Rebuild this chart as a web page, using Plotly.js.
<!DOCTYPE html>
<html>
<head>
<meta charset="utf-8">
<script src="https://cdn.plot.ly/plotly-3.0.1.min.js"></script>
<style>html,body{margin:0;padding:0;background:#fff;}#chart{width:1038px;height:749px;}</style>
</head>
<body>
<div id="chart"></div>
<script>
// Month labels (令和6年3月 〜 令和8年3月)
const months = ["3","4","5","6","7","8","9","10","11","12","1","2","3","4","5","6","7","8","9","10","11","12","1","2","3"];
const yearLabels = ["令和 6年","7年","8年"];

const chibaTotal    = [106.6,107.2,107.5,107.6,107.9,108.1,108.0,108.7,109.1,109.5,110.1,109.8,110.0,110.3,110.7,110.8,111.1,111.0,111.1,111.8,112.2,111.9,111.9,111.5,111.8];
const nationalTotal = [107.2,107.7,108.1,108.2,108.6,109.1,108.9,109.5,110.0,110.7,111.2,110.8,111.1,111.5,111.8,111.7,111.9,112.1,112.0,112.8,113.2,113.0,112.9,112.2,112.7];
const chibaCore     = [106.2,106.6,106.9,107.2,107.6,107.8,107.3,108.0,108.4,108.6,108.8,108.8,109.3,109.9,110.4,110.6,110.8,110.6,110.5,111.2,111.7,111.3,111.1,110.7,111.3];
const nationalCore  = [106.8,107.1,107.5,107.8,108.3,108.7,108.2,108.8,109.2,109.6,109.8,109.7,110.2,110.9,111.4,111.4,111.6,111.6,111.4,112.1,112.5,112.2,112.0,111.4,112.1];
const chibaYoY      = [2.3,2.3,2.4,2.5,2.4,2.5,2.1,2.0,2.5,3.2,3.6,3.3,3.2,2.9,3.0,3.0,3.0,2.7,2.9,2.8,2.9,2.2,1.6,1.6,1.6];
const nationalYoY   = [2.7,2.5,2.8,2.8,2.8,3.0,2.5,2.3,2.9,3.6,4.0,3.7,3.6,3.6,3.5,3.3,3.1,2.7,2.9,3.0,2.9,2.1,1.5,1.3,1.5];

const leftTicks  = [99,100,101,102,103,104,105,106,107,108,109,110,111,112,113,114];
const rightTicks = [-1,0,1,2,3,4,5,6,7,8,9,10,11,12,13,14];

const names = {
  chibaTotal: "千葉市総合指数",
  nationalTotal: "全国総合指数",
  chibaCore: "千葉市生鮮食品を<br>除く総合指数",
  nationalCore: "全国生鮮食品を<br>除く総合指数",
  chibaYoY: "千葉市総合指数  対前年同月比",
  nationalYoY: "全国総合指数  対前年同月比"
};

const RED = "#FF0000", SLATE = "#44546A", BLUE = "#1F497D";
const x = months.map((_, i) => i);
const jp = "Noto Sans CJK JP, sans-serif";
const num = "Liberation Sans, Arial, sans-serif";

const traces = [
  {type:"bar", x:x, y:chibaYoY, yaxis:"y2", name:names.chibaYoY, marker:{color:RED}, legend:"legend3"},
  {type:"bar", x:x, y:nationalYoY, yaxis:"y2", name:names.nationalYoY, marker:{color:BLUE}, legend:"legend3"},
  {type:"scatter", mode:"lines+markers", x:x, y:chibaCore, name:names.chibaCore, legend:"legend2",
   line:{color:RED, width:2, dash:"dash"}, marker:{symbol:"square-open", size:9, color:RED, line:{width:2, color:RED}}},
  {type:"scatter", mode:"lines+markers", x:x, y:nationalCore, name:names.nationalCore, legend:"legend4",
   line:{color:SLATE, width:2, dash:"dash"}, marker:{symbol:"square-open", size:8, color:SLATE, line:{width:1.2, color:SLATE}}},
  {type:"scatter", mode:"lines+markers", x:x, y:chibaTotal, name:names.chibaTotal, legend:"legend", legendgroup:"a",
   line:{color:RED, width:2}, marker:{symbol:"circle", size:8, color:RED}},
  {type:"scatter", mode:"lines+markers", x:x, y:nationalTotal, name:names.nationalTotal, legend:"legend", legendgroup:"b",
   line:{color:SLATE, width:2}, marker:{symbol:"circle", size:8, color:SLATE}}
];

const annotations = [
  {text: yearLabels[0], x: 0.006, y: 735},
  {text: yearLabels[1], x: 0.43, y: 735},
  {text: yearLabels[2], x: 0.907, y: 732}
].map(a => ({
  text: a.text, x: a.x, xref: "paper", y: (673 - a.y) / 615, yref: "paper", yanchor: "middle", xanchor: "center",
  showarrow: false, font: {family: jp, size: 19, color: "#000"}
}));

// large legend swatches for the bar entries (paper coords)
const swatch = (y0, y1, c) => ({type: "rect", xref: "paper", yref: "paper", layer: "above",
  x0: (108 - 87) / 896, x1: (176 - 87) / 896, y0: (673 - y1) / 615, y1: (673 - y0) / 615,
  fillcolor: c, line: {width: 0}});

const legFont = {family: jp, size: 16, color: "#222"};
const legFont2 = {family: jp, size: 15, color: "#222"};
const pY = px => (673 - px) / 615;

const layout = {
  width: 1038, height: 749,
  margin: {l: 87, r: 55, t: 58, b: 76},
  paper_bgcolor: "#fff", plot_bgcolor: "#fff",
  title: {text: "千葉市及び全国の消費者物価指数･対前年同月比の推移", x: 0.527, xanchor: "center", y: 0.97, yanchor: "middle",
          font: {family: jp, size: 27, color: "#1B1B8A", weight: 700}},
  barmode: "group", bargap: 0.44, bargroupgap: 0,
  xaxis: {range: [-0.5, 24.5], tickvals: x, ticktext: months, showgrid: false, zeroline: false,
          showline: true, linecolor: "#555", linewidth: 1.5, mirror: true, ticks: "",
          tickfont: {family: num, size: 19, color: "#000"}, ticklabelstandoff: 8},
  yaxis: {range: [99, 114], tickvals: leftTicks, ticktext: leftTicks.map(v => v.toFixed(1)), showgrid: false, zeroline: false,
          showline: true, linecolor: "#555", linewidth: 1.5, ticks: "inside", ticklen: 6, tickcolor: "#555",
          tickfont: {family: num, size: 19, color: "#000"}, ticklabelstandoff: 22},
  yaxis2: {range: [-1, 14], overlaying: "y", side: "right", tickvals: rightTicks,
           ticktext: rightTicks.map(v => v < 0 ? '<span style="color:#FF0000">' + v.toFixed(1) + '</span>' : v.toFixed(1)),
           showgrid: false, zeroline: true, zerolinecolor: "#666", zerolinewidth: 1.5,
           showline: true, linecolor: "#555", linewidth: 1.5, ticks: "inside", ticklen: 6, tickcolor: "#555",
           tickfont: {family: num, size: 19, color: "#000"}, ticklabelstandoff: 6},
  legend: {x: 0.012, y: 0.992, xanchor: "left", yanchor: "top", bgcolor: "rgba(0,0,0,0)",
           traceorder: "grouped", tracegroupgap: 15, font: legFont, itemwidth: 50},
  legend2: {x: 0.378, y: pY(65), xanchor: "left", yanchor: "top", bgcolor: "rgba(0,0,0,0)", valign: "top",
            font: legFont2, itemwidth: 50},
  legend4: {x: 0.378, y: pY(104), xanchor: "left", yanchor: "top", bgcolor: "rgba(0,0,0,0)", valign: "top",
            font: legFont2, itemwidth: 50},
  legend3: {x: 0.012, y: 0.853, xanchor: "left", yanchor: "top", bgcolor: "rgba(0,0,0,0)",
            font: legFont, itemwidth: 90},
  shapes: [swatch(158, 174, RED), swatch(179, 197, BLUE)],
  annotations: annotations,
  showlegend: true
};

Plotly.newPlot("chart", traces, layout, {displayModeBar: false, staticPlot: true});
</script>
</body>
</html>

Written instruction - Copy the data above exactly. Every line must be included.

Finished answer -
Rebuild this chart as a web page, using Plotly.js.
<!DOCTYPE html>
<html>
<head>
<meta charset="utf-8">
<script src="https://cdn.plot.ly/plotly-3.0.1.min.js"></script>
<style>html,body{margin:0;padding:0;background:#fff;}#chart{width:1038px;height:749px;}</style>
</head>
<body>
<div id="chart"></div>
<script>
// Month labels (令和6年3月 〜 令和8年3月)
const months = ["3","4","5","6","7","8","9","10","11","12","1","2","3","4","5","6","7","8","9","10","11","12","1","2","3"];
const yearLabels = ["令和 6年","7年","8年"];

const chibaTotal    = [106.6,107.2,107.5,107.6,107.9,108.1,108.0,108.7,109.1,109.5,110.1,109.8,110.0,110.3,110.7,110.8,111.1,111.0,111.1,111.8,112.2,111.9,111.9,111.5,111.8];
const nationalTotal = [107.2,107.7,108.1,108.2,108.6,109.1,108.9,109.5,110.0,110.7,111.2,110.8,111.1,111.5,111.8,111.7,111.9,112.1,112.0,112.8,113.2,113.0,112.9,112.2,112.7];
const chibaCore     = [106.2,106.6,106.9,107.2,107.6,107.8,107.3,108.0,108.4,108.6,108.8,108.8,109.3,109.9,110.4,110.6,110.8,110.6,110.5,111.2,111.7,111.3,111.1,110.7,111.3];
const nationalCore  = [106.8,107.1,107.5,107.8,108.3,108.7,108.2,108.8,109.2,109.6,109.8,109.7,110.2,110.9,111.4,111.4,111.6,111.6,111.4,112.1,112.5,112.2,112.0,111.4,112.1];
const chibaYoY      = [2.3,2.3,2.4,2.5,2.4,2.5,2.1,2.0,2.5,3.2,3.6,3.3,3.2,2.9,3.0,3.0,3.0,2.7,2.9,2.8,2.9,2.2,1.6,1.6,1.6];
const nationalYoY   = [2.7,2.5,2.8,2.8,2.8,3.0,2.5,2.3,2.9,3.6,4.0,3.7,3.6,3.6,3.5,3.3,3.1,2.7,2.9,3.0,2.9,2.1,1.5,1.3,1.5];

const leftTicks  = [99,100,101,102,103,104,105,106,107,108,109,110,111,112,113,114];
const rightTicks = [-1,0,1,2,3,4,5,6,7,8,9,10,11,12,13,14];

const names = {
  chibaTotal: "千葉市総合指数",
  nationalTotal: "全国総合指数",
  chibaCore: "千葉市生鮮食品を<br>除く総合指数",
  nationalCore: "全国生鮮食品を<br>除く総合指数",
  chibaYoY: "千葉市総合指数  対前年同月比",
  nationalYoY: "全国総合指数  対前年同月比"
};

const RED = "#FF0000", SLATE = "#44546A", BLUE = "#1F497D";
const x = months.map((_, i) => i);
const jp = "Noto Sans CJK JP, sans-serif";
const num = "Liberation Sans, Arial, sans-serif";

const traces = [
  {type:"bar", x:x, y:chibaYoY, yaxis:"y2", name:names.chibaYoY, marker:{color:RED}, legend:"legend3"},
  {type:"bar", x:x, y:nationalYoY, yaxis:"y2", name:names.nationalYoY, marker:{color:BLUE}, legend:"legend3"},
  {type:"scatter", mode:"lines+markers", x:x, y:chibaCore, name:names.chibaCore, legend:"legend2",
   line:{color:RED, width:2, dash:"dash"}, marker:{symbol:"square-open", size:9, color:RED, line:{width:2, color:RED}}},
  {type:"scatter", mode:"lines+markers", x:x, y:nationalCore, name:names.nationalCore, legend:"legend4",
   line:{color:SLATE, width:2, dash:"dash"}, marker:{symbol:"square-open", size:8, color:SLATE, line:{width:1.2, color:SLATE}}},
  {type:"scatter", mode:"lines+markers", x:x, y:chibaTotal, name:names.chibaTotal, legend:"legend", legendgroup:"a",
   line:{color:RED, width:2}, marker:{symbol:"circle", size:8, color:RED}},
  {type:"scatter", mode:"lines+markers", x:x, y:nationalTotal, name:names.nationalTotal, legend:"legend", legendgroup:"b",
   line:{color:SLATE, width:2}, marker:{symbol:"circle", size:8, color:SLATE}}
];

const annotations = [
  {text: yearLabels[0], x: 0.006, y: 735},
  {text: yearLabels[1], x: 0.43, y: 735},
  {text: yearLabels[2], x: 0.907, y: 732}
].map(a => ({
  text: a.text, x: a.x, xref: "paper", y: (673 - a.y) / 615, yref: "paper", yanchor: "middle", xanchor: "center",
  showarrow: false, font: {family: jp, size: 19, color: "#000"}
}));

// large legend swatches for the bar entries (paper coords)
const swatch = (y0, y1, c) => ({type: "rect", xref: "paper", yref: "paper", layer: "above",
  x0: (108 - 87) / 896, x1: (176 - 87) / 896, y0: (673 - y1) / 615, y1: (673 - y0) / 615,
  fillcolor: c, line: {width: 0}});

const legFont = {family: jp, size: 16, color: "#222"};
const legFont2 = {family: jp, size: 15, color: "#222"};
const pY = px => (673 - px) / 615;

const layout = {
  width: 1038, height: 749,
  margin: {l: 87, r: 55, t: 58, b: 76},
  paper_bgcolor: "#fff", plot_bgcolor: "#fff",
  title: {text: "千葉市及び全国の消費者物価指数･対前年同月比の推移", x: 0.527, xanchor: "center", y: 0.97, yanchor: "middle",
          font: {family: jp, size: 27, color: "#1B1B8A", weight: 700}},
  barmode: "group", bargap: 0.44, bargroupgap: 0,
  xaxis: {range: [-0.5, 24.5], tickvals: x, ticktext: months, showgrid: false, zeroline: false,
          showline: true, linecolor: "#555", linewidth: 1.5, mirror: true, ticks: "",
          tickfont: {family: num, size: 19, color: "#000"}, ticklabelstandoff: 8},
  yaxis: {range: [99, 114], tickvals: leftTicks, ticktext: leftTicks.map(v => v.toFixed(1)), showgrid: false, zeroline: false,
          showline: true, linecolor: "#555", linewidth: 1.5, ticks: "inside", ticklen: 6, tickcolor: "#555",
          tickfont: {family: num, size: 19, color: "#000"}, ticklabelstandoff: 22},
  yaxis2: {range: [-1, 14], overlaying: "y", side: "right", tickvals: rightTicks,
           ticktext: rightTicks.map(v => v < 0 ? '<span style="color:#FF0000">' + v.toFixed(1) + '</span>' : v.toFixed(1)),
           showgrid: false, zeroline: true, zerolinecolor: "#666", zerolinewidth: 1.5,
           showline: true, linecolor: "#555", linewidth: 1.5, ticks: "inside", ticklen: 6, tickcolor: "#555",
           tickfont: {family: num, size: 19, color: "#000"}, ticklabelstandoff: 6},
  legend: {x: 0.012, y: 0.992, xanchor: "left", yanchor: "top", bgcolor: "rgba(0,0,0,0)",
           traceorder: "grouped", tracegroupgap: 15, font: legFont, itemwidth: 50},
  legend2: {x: 0.378, y: pY(65), xanchor: "left", yanchor: "top", bgcolor: "rgba(0,0,0,0)", valign: "top",
            font: legFont2, itemwidth: 50},
  legend4: {x: 0.378, y: pY(104), xanchor: "left", yanchor: "top", bgcolor: "rgba(0,0,0,0)", valign: "top",
            font: legFont2, itemwidth: 50},
  legend3: {x: 0.012, y: 0.853, xanchor: "left", yanchor: "top", bgcolor: "rgba(0,0,0,0)",
            font: legFont, itemwidth: 90},
  shapes: [swatch(158, 174, RED), swatch(179, 197, BLUE)],
  annotations: annotations,
  showlegend: true
};

Plotly.newPlot("chart", traces, layout, {displayModeBar: false, staticPlot: true});
</script>
</body>
</html>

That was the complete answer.